The following table lists the Company’s revenue recognized in the accompanying condensed statements of operations:

 

    For the Three Months
Ended
 
    March 31,  
    2019     2018  
Royalty income   $ 31,243     $ 31,065  
                 

 

Royalty revenue, which is based on resales of ProCol Vascular Bioprosthesis to third-parties, will be recorded when the third-party sale occurs and the performance obligation has been satisfied.

 

Information on Remaining Performance Obligations and Revenue Recognized from Past Performance

 

Information about remaining performance obligations pertaining to contracts that have an original expected duration of one year or less is not disclosed. The transaction price allocated to remaining unsatisfied or partially unsatisfied performance obligations with an original expected duration exceeding one year was not material at March 31, 2019.

 

Contract Balances

 

The timing of our revenue recognition may differ from the timing of payment by our customers.

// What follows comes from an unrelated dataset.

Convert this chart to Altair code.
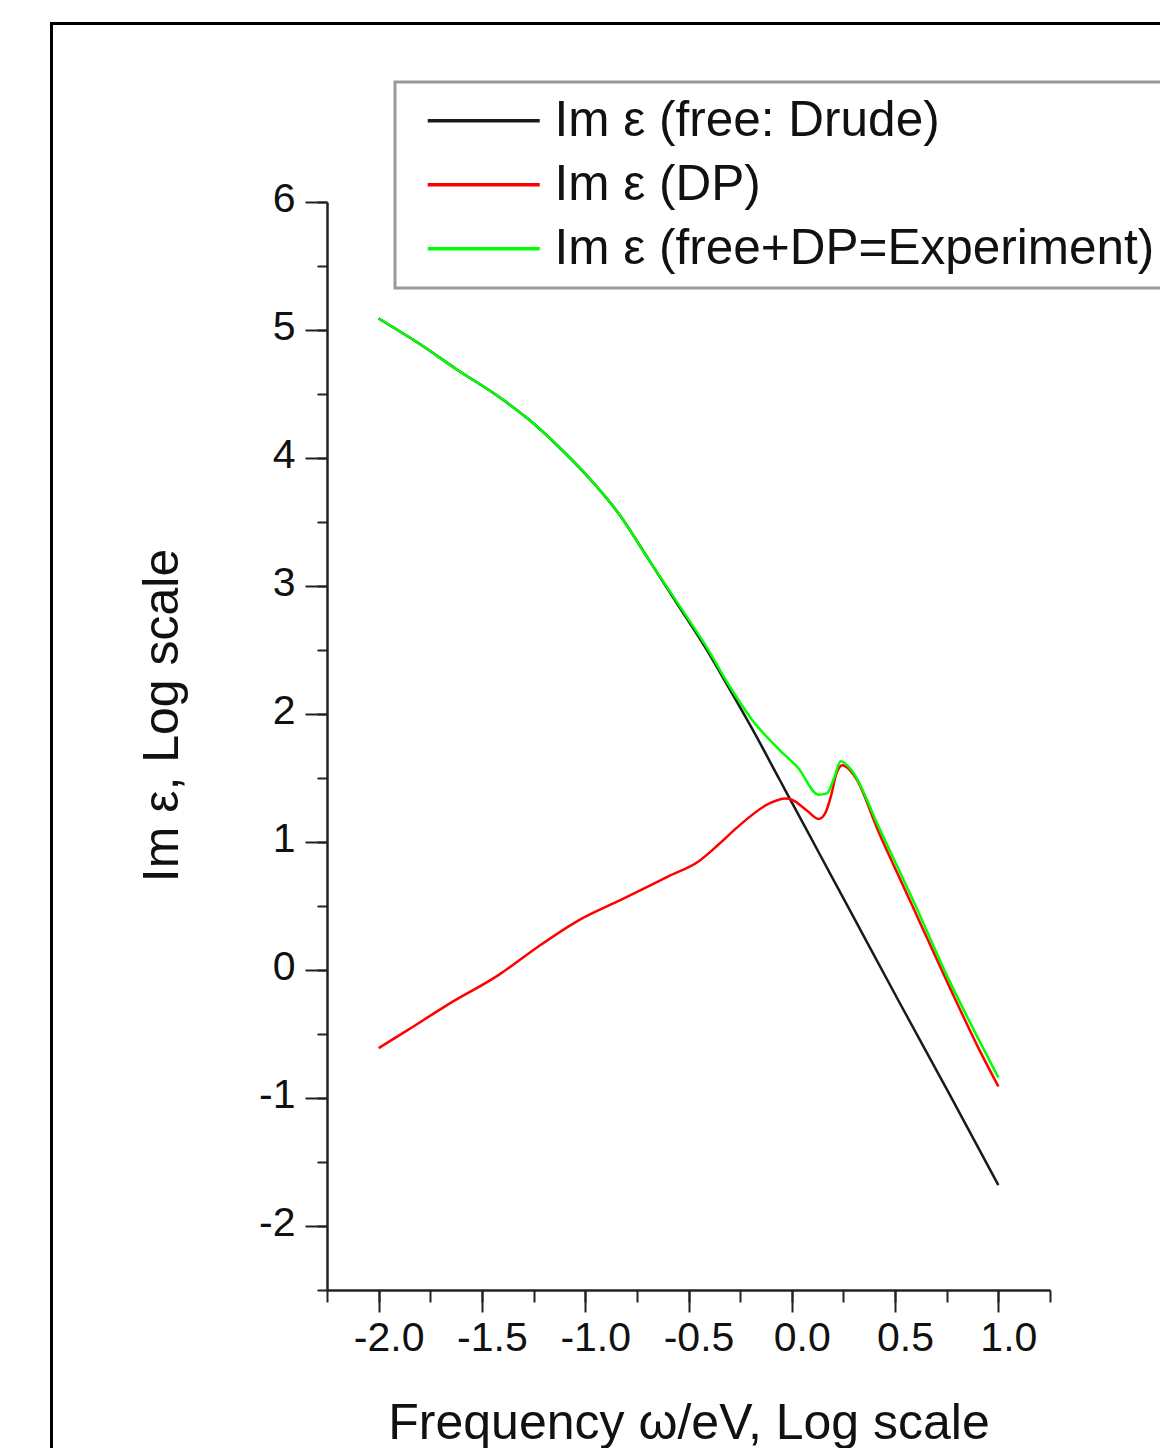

A receivable is recorded when revenue is recognized prior to payment and the Company has an unconditional right to payment. Alternatively, when payment precedes the provision of the related services, deferred revenue is recorded until the performance obligations are satisfied. The Company had deferred revenue of $33,000 as of March 31, 2019 and December 31, 2018 related to cash received in advance for contract research and development services. The Company expects to satisfy its remaining performance obligations for contract research and development services and recognize the deferred revenue over the next twelve months.

 

Stock-Based Compensation

 

The Company measures the cost of services received in exchange for an award of equity instruments based on the fair value of the award. The fair value of the award is measured on the grant date and recognized over the period services are required to be provided in exchange for the award, usually the vesting period. Forfeitures of unvested stock options are recorded when they occur.

 

Concentrations

 

The Company maintains cash with major financial institutions. Cash held in United States bank institutions is currently insured by the Federal Deposit Insurance Corporation (“FDIC”) up to $250,000 at each institution. There were aggregate uninsured cash balances of $3,312,566 as of March 31, 2019.

 

For the three months ended March 31, 2019 and 2018, all of the Company’s revenues were from royalties as a result of the three-year Post-Acquisition Supply Agreement with LeMaitre Vascular, Inc. that was effective from March 18, 2016 to March 18, 2019.

 

Subsequent Events

 

The Company evaluated events that have occurred after the balance sheet date through the date the financial statements were issued. Based upon the evaluation and transactions, the Company did not identify any other subsequent events that would have required adjustment or disclosure in the financial statements.